Muiri Coffee Estate went back to the Court of Appeal with an application for a certificate to move to the Supreme Court and appeal against the decision.

They filed nine grounds for the application but the court identified only one—that the case was a matter of public importance.

The main argument was that various courts had made judgements and rulings to the effect that there existed a consent order dated May 4, 1992 between the parties in the dispute, without a record either in the High Court or the Court of Appeal.

The parties are said to have recorded a consent in the suit in which Muiri Coffee Estate and Benjoh Amalgamated Ltd admitted liability to KCB and undertook to pay the loan by July 31, 1992, failing which the bank would be free to sell the land.

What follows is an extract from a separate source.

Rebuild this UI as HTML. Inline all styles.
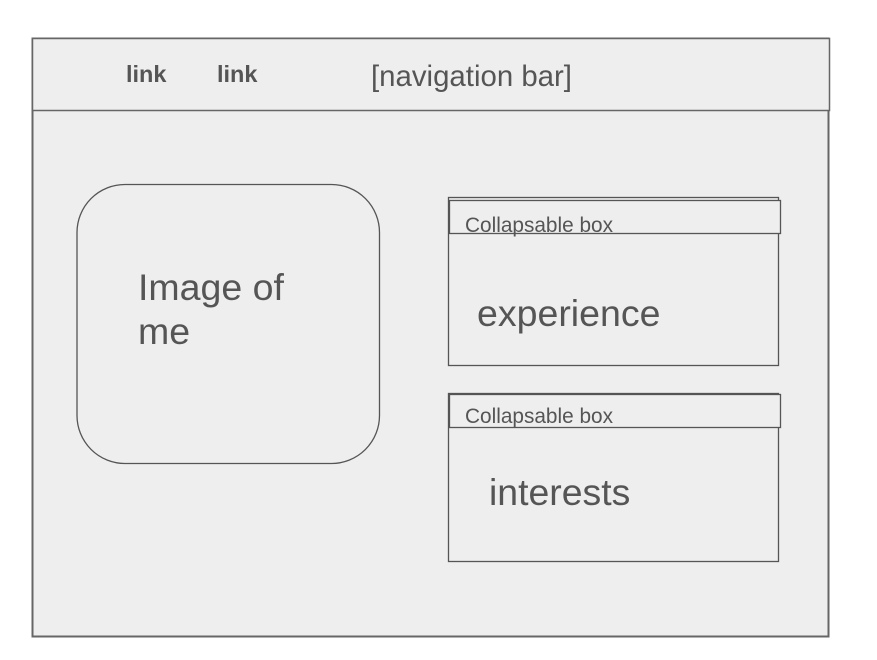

In his affidavit, Mr Muigai, the managing director of Muiri Coffee Estate, claimed in the absence of a record, the Court of Appeal lacked jurisdiction to conclusively make a finding that there was a consent order entered in the High Court.

Muiri Coffee Estate lawyer Paul Muite argued that the question was on what would be the legal consequence where a court of record such as the High Court or the Court of Appeal had no record.

He said the issue went beyond the parties and was a matter of public interest touching on administration of justice.

“A court of record is so called because it keeps a record of its proceedings, rulings and judgements, and it is the record that guides the subsequent applications and direction of the litigation.”

But Bidii Kenya Director Rahul Dilesh Bid said the application did not meet the constitutional threshold to be referred to the Supreme Court.

“The applicant’s claim before the High Court was determined first in 1992 wherein Benjoh Almagated Limited and Muiri Coffee Estate entered into a Consent Judgment admitting the liability of debt to the bank thereby confirming the validity of the charge,” he submitted, saying the application was frivolous and a scandalous abuse of the process of the court and should be dismissed.

KCB lawyer Philip Nyachoti also opposed the application, saying the loan advanced to Benjoh Amalgamated Ltd had never been repaid.

convoluted history

“The long and convoluted history of the current dispute notwithstanding, it was essentially a purely commercial dispute devoid of any uniqueness and devoid of anything that renders it a matter of public interest or importance," Nyachoti said, adding the facts in the dispute had not changed.

The bank's legal manager, Bonnie Okumu, said in his papers that the application was an abuse of court process, vexatious, frivolous, without merit and should be dismissed. The judges noted that the disputed consent had been at the centre of all the proceedings in the cases.

“Upon hearing the submissions made before us by Mr Muite, we cannot but conclude that the issue of the character of superior courts as courts of record and the consequences of absence or incompleteness of the record, where rights are determined with finality on the basis of what ought to be on that very record, is neither shallow nor idle,” they held.

The judges added: “The issue appears to us to have far-reaching consequences and implications on the integrity of the adjudicative processes of the courts."

The judges took issue with the manual systems of record-keeping in the Kenyan courts.

“A long-hand, manual recording of proceedings by the concerned judicial officer as opposed to an independent automated system within built accuracy and integrity safeguards will continue to plague our courts, yet they are, and must remain and be seen to be, courts of record.

They added: Our courts are the people’s courts under our constitutional set up and the people would have an interest in proper proceedings being kept by and available at the courts. It is ironical that the record that ought to accurately, faithfully and authoritatively settle any dispute or controversy as to what may have transpired or been said before a court of law is what is here missing, with the effect that there is a lack of certitude and the controversy rages unable to be halted by the certain word of the record."

The judges ruled that the Supreme Court’s final and authoritative pronouncement would put the drawn-out dispute to rest. They referred it to the Supreme Court last Friday.